### Task to complete
The line containing "from matplotlib.ticker import MultipleLocator" marks the end: extract everything from the first line of the data through that line, exactly, with no pictures.

### Dataset excerpt
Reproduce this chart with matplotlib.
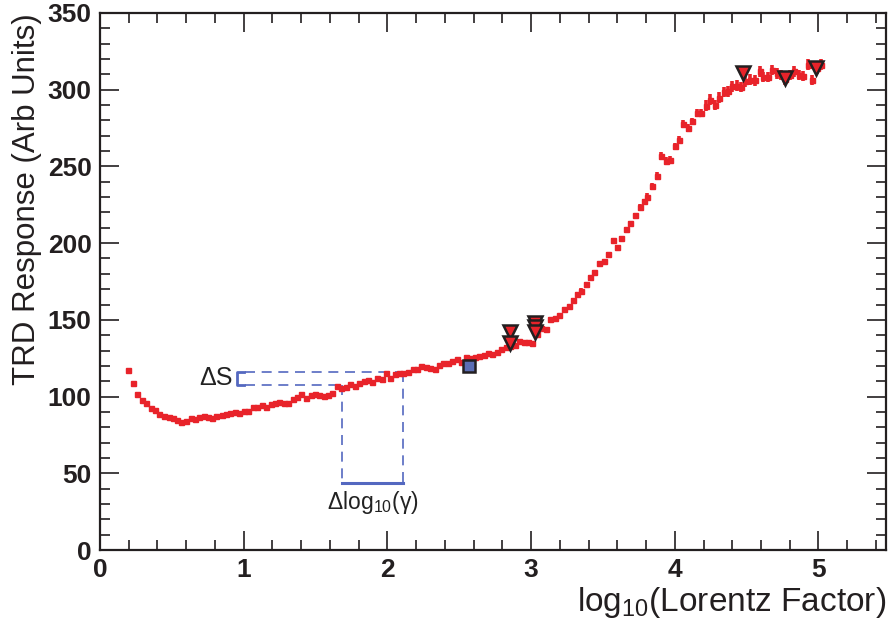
import matplotlib
matplotlib.use("Agg")
import matplotlib.pyplot as plt
from matplotlib.ticker import MultipleLocator

plt.rcParams["font.family"] = ["Liberation Sans", "DejaVu Sans"]
plt.rcParams["mathtext.fontset"] = "custom"
plt.rcParams["mathtext.rm"] = "Liberation Sans"
plt.rcParams["mathtext.it"] = "Liberation Sans:italic"

# TRD response vs log10(gamma)
log_gamma = [
    0.197, 0.227, 0.255, 0.29, 0.32, 0.355, 0.38, 0.41, 0.447, 0.48,
    0.51, 0.537, 0.563, 0.598, 0.63, 0.66, 0.69, 0.723, 0.753, 0.78,
    0.81, 0.846, 0.876, 0.904, 0.94, 0.97, 1.0, 1.03, 1.066, 1.094,
    1.124, 1.154, 1.187, 1.217, 1.247, 1.28, 1.31, 1.34, 1.372, 1.40,
    1.433, 1.465, 1.495, 1.525, 1.558, 1.588, 1.618, 1.65, 1.68, 1.71,
    1.743, 1.773, 1.803, 1.836, 1.866, 1.896, 1.928, 1.96, 1.99, 2.02,
    2.05, 2.08, 2.11, 2.14, 2.175, 2.207, 2.237, 2.267, 2.30, 2.33,
    2.36, 2.39, 2.42, 2.45, 2.485, 2.515, 2.545, 2.578, 2.608, 2.638,
    2.67, 2.70, 2.73, 2.763, 2.793, 2.823, 2.856, 2.886, 2.916, 2.948,
    2.978, 3.009, 3.04, 3.07, 3.106, 3.134, 3.164, 3.194,
    3.227, 3.261, 3.29, 3.32, 3.35, 3.385, 3.41, 3.44, 3.47, 3.507,
    3.535, 3.57, 3.597, 3.628, 3.663, 3.69, 3.725, 3.755, 3.786,
    3.81, 3.84, 3.875, 3.905, 3.936, 3.97, 4.0, 4.03, 4.06, 4.09,
    4.12, 4.154, 4.184,
    4.214, 4.247, 4.277, 4.307, 4.34, 4.37, 4.40, 4.43, 4.46, 4.49,
    4.525, 4.555, 4.59, 4.617, 4.648, 4.68, 4.71, 4.74, 4.77, 4.80,
    4.83, 4.863, 4.895, 4.925, 4.956, 4.988, 5.018,
]
response = [
    117.3, 109, 102, 97.8, 96, 92.4, 91.3, 88.4, 87.4, 86.5,
    85.8, 84.8, 83.6, 84.3, 85.8, 85.2, 86.5, 87.4, 86.5, 85.8,
    87.4, 88, 88.7, 89.1, 90.2, 89.5, 90.8, 90.8, 93, 93.4,
    94.5, 93.4, 95.2, 95.8, 96.7, 95.6, 96, 98.4, 99.5, 101.7,
    98.9, 101, 101.7, 101, 100.4, 101, 102.2, 106.9, 105.4, 106,
    108, 106.9, 109, 110.4, 110.8, 109.7, 112.3, 111.5, 115.2, 111.9,
    114.7, 115.6, 115.6, 116.2, 117.8, 118, 120, 119.3, 118.4, 117.8,
    120.6, 122.1, 122.1, 123.4, 124.3, 122.8, 125.6, 125, 126, 126.5,
    127.1, 128.6, 127.8, 129.3, 130.8, 132.1, 133, 133.6, 136.4, 135.8,
    135.8, 134.7, 141, 145, 143.9, 150.4, 151.5, 153.2,
    156.9, 159, 163, 166.7, 169, 173.2, 177.7, 181, 186.9, 188.4,
    193, 202, 197.3, 203.2, 209, 213, 218.4, 223.8, 227.2,
    230, 237, 243.6, 256.6, 253.6, 254.2, 263, 267.5, 277.7, 275.2,
    279.3, 284.7, 285,
    289.5, 293.5, 290, 294.7, 298.5, 299, 302.2, 302.6, 301.8, 305.5,
    306.6, 306.1, 312, 308.3, 308.3, 312.9, 310.7, 309.6, 306.8, 309.6,
    312, 309.6, 309, 316.2, 306.4, 314, 316.2,
]
response_err = [
    0.6, 0.6, 0.6, 0.6, 0.6, 0.6, 0.6, 0.6, 0.6, 0.6,
    0.6, 0.6, 0.6, 0.6, 0.6, 0.6, 0.6, 0.6, 0.6, 0.6,
    0.6, 0.6, 0.6, 0.6, 0.6, 0.6, 0.6, 0.6, 0.6, 0.6,
    0.6, 0.6, 0.6, 0.6, 0.6, 0.6, 0.6, 0.6, 0.6, 0.6,
    0.6, 0.6, 0.6, 0.6, 0.6, 0.6, 0.6, 0.6, 0.6, 0.6,
    0.6, 0.6, 0.6, 0.6, 0.6, 0.6, 0.6, 0.6, 0.6, 0.6,
    0.6, 0.6, 0.6, 0.6, 0.6, 0.6, 0.6, 0.6, 0.6, 0.6,
    0.6, 0.6, 0.6, 0.6, 0.6, 0.6, 0.6, 0.6, 0.6, 0.6,
    0.6, 0.6, 0.6, 0.6, 0.6, 0.6, 0.6, 0.6, 0.6, 0.6,
    0.6, 0.6, 0.6, 0.6, 0.6, 0.6, 0.6, 0.6,
    1.5, 1.5, 1.5, 1.5, 1.5, 1.5, 1.5, 1.5, 1.5, 1.5,
    1.5, 1.5, 1.5, 1.5, 1.5, 1.5, 1.5, 1.5, 1.5,
    2.5, 2.5, 2.5, 2.5, 2.5, 2.5, 2.5, 2.5, 2.5, 2.5,
    2.5, 2.5, 2.5,
    3.5, 3.5, 3.5, 3.5, 3.5, 3.5, 3.5, 3.5, 3.5, 3.5,
    3.5, 3.5, 3.5, 3.5, 3.5, 3.5, 3.5, 3.5, 3.5, 3.5,
    3.5, 3.5, 3.5, 3.5, 3.5, 3.5, 3.5,
]

# other measurements (triangles) and the reference point (square)
tri_x = [2.851, 2.851, 3.025, 3.025, 3.025, 4.474, 4.77, 4.984]
tri_y = [142.0, 134.8, 147.8, 145.6, 141.9, 310.7, 307.4, 314.0]
ref_x = [2.566]
ref_y = [120.0]

# Delta S / Delta log10(gamma) construction
ds_lo, ds_hi = 107.4, 116.2
lg_lo, lg_hi = 1.685, 2.11
bracket_x = 0.955
base_y = 43.8

red = "#e8232a"
blue = "#5468c0"
dark = "#231f20"

fig = plt.figure(figsize=(8.88, 6.20), dpi=100)
ax = fig.add_axes([100 / 888, 70 / 620, 786 / 888, 537 / 620])

ax.errorbar(log_gamma, response, yerr=response_err, fmt="s", ms=3.6,
            color=red, mec=red, ecolor=red, elinewidth=2.6, capsize=0, zorder=3)

# dashed construction lines
dash = dict(color=blue, lw=1.2, ls=(0, (6, 4)), zorder=2)
ax.plot([1.01, lg_hi], [ds_hi, ds_hi], **dash)
ax.plot([1.01, lg_lo], [ds_lo, ds_lo], **dash)
ax.plot([lg_lo, lg_lo], [ds_lo, base_y], **dash)
ax.plot([lg_hi, lg_hi], [ds_hi, base_y], **dash)
ax.plot([1.0, bracket_x, bracket_x, 1.0], [ds_hi, ds_hi, ds_lo, ds_lo],
        color=blue, lw=2.0, zorder=2)
ax.plot([lg_lo, lg_hi], [base_y, base_y], color=blue, lw=2.2, zorder=2)
ax.text(0.925, (ds_lo + ds_hi) / 2, "ΔS", ha="right", va="center",
        fontsize=18, color="#222222")
ax.text((lg_lo + lg_hi) / 2, 31, r"Δlog$_{10}$(γ)", ha="center", va="center",
        fontsize=16.5, color="#222222")

ax.plot(tri_x, tri_y, "v", ms=10, mfc=red, mec=dark, mew=1.8, zorder=4)
ax.plot(ref_x, ref_y, "s", ms=9, mfc="#5b6eb5", mec=dark, mew=1.8, zorder=4)

ax.set_xlim(0, 5.47)
ax.set_ylim(0, 350)
ax.xaxis.set_major_locator(MultipleLocator(1))
ax.xaxis.set_minor_locator(MultipleLocator(0.2))
ax.yaxis.set_major_locator(MultipleLocator(50))
ax.yaxis.set_minor_locator(MultipleLocator(10))
ax.tick_params(which="both", direction="in", top=True, right=True,
               width=1.2, color=dark, labelsize=19, pad=6)
ax.tick_params(which="major", length=14)
ax.tick_params(which="minor", length=7)
for lab in ax.get_xticklabels() + ax.get_yticklabels():
    lab.set_fontweight("bold")
    lab.set_color(dark)
for sp in ax.spines.values():
    sp.set_linewidth(1.6)
    sp.set_color(dark)

ax.set_xlabel(r"log$_{10}$(Lorentz Factor)", loc="right", fontsize=24,
              color=dark, labelpad=2)
ax.set_ylabel("TRD Response (Arb Units)", loc="top", fontsize=22.5,
              color=dark, labelpad=4)

fig.savefig("out.png", dpi=100)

### Solution below
Reproduce this chart with matplotlib.
import matplotlib
matplotlib.use("Agg")
import matplotlib.pyplot as plt
from matplotlib.ticker import MultipleLocator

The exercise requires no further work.